At first he thinks he might be the last person alive like a dork version of Robert Neville in Richard Mathieson´s "I Am Legend," but soon he meets a self-styled cowboy (Woody Harrelson) with a cool car and a hot temper. They address each other only by the cities that they are trying to get to: Columbus (Eisenberg) and Tallahassee (Harrelson). Pre-contagion names risk a familiarity that you can´t afford in a world where you might have to shoot your buddy if he suddenly gets a hankering for your duodenum. Best to think of everyone in the abstract.

In time-honored comedy tradition, the two men are polar opposites ("Riggs, you crazy son of a bitch!"). Columbus is a shy, passive, phobic young man while Tallahassee is older and brasher though his bark is far worse than his bite. Just as they´re establishing an uneasy rapport, a new element is introduced into the equation: 20-something Wichita (Emma Stone) and her 12 year-old sister Little Rock (Abigail Breslin). The young women masquerade as damsels-in-dstress but turn out to be far cannier than the boys expected. After one-upping each other a few times, the four survivors finally agree to team up and head for an L.A. amusement park that they´ve heard is zombie-free even though none of them really believe the story.

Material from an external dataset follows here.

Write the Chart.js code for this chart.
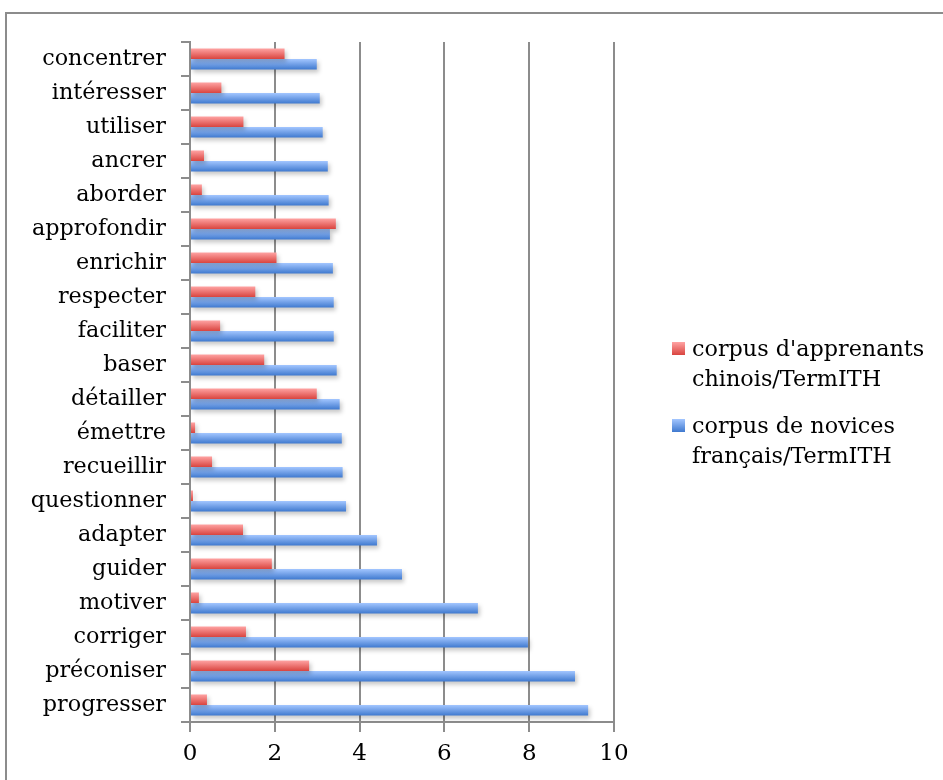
<!DOCTYPE html>
<html>
<head>
<meta charset="utf-8">
<script src="https://cdn.jsdelivr.net/npm/chart.js@4/dist/chart.umd.min.js"></script>
<style>
  html, body { margin: 0; padding: 0; background: #fff; overflow: hidden; }
  #wrap { position: relative; width: 943px; height: 780px; }
  #cadre { position: absolute; left: 5px; top: 12px; width: 1000px; height: 1000px; border: 2px solid #8c8c8c; box-sizing: border-box; }
  #graphique { position: absolute; left: 0; top: 0; }
  #legende { position: absolute; left: 672px; top: 333px; font-family: 'DejaVu Serif', serif; font-size: 22.3px; line-height: 30px; color: #000; }
  .item { position: relative; padding-left: 20px; margin-bottom: 17px; }
  .carre { position: absolute; left: 0; top: 9px; width: 13px; height: 13px; }
</style>
</head>
<body>
<div id="wrap">
  <div id="cadre"></div>
  <canvas id="graphique" width="943" height="780"></canvas>
  <div id="legende"></div>
</div>
<script>
const verbes = ['concentrer', 'intéresser', 'utiliser', 'ancrer', 'aborder', 'approfondir', 'enrichir',
  'respecter', 'faciliter', 'baser', 'détailler', 'émettre', 'recueillir', 'questionner', 'adapter',
  'guider', 'motiver', 'corriger', 'préconiser', 'progresser'];
const apprenantsChinois = [2.23, 0.74, 1.26, 0.33, 0.28, 3.44, 2.04, 1.54, 0.71, 1.75, 2.99, 0.12,
  0.52, 0.07, 1.25, 1.93, 0.21, 1.32, 2.81, 0.40];
const novicesFrancais = [2.99, 3.06, 3.13, 3.25, 3.27, 3.30, 3.37, 3.39, 3.39, 3.46, 3.53, 3.58,
  3.60, 3.68, 4.41, 5.00, 6.79, 7.97, 9.08, 9.39];
const nomsSeries = [['corpus d\'apprenants', 'chinois/TermITH'], ['corpus de novices', 'français/TermITH']];
const graduations = [0, 2, 4, 6, 8, 10];

const couleurs = [
  { haut: '#ffa3a3', bas: '#d9443f' },
  { haut: '#a3c6ff', bas: '#3f79cf' }
];
const catPct = 0.62;

function degrade(context) {
  const chart = context.chart;
  const c = couleurs[context.datasetIndex];
  const ys = chart.scales.y;
  if (!ys || !chart.chartArea || context.dataIndex === undefined) return c.bas;
  const centre = ys.getPixelForValue(context.dataIndex);
  const h = (chart.chartArea.bottom - chart.chartArea.top) / verbes.length * catPct / 2;
  const y0 = context.datasetIndex === 0 ? centre - h : centre;
  const g = chart.ctx.createLinearGradient(0, y0, 0, y0 + h);
  g.addColorStop(0, c.haut);
  g.addColorStop(1, c.bas);
  return g;
}

const ombre = {
  id: 'ombre',
  beforeDatasetsDraw(chart) {
    const ctx = chart.ctx;
    ctx.save();
    ctx.shadowColor = 'rgba(0,0,0,0.22)';
    ctx.shadowBlur = 4;
    ctx.shadowOffsetX = 2;
    ctx.shadowOffsetY = 3;
  },
  afterDatasetsDraw(chart) {
    chart.ctx.restore();
  }
};

const police = { family: "'DejaVu Serif', serif", size: 22.3 };

const graphique = new Chart(document.getElementById('graphique'), {
  type: 'bar',
  data: {
    labels: verbes,
    datasets: [
      { label: nomsSeries[0].join(' '), data: apprenantsChinois, backgroundColor: degrade },
      { label: nomsSeries[1].join(' '), data: novicesFrancais, backgroundColor: degrade }
    ]
  },
  options: {
    indexAxis: 'y',
    responsive: false,
    animation: false,
    categoryPercentage: catPct,
    barPercentage: 1,
    layout: { padding: { left: 0, top: 42, right: 329, bottom: 0 } },
    plugins: { legend: { display: false }, tooltip: { enabled: false } },
    scales: {
      x: {
        min: 0,
        max: 10,
        afterBuildTicks(scale) { scale.ticks = graduations.map(v => ({ value: v })); },
        afterFit(scale) { scale.height = 58; },
        grid: { color: '#8c8c8c', lineWidth: 2, tickLength: 10 },
        border: { color: '#8c8c8c', width: 2 },
        ticks: { color: '#000', font: { family: police.family, size: 23 }, padding: 8 }
      },
      y: {
        afterFit(scale) { scale.width = 190; },
        grid: { drawOnChartArea: false, drawTicks: true, tickLength: 9, offset: true, color: '#8c8c8c', lineWidth: 2 },
        border: { color: '#8c8c8c', width: 2 },
        ticks: { color: '#000', font: police, padding: 15, autoSkip: false }
      }
    }
  },
  plugins: [ombre]
});

// légende en HTML, sur deux lignes comme l'original
const legende = document.getElementById('legende');
nomsSeries.forEach((lignes, i) => {
  const item = document.createElement('div');
  item.className = 'item';
  const carre = document.createElement('span');
  carre.className = 'carre';
  carre.style.background = 'linear-gradient(' + couleurs[i].haut + ',' + couleurs[i].bas + ')';
  item.appendChild(carre);
  lignes.forEach(t => {
    const l = document.createElement('div');
    l.textContent = t;
    item.appendChild(l);
  });
  legende.appendChild(item);
});
</script>
</body>
</html>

The zombies here don´t function as a metaphor for consumerism (like Romero´s "Dawn of the Dead"), or post-9/11 paranoia ("Zombies of Mass Destruction") or, indeed, for anything at all. Rather they serve as a standard dramatic device to get the characters together and then force them either to adapt or die. The zombies are also there to get killed in amusing ways though director Ruben Fleischer and screenwriters Rhett Reese and Paul Wernick don´t expend too much creative energy on this front. There´s a dropped piano here, some garden shears there, but for the most part our heroes just shoot one zombie after another or bash them with all the blunt force they can muster.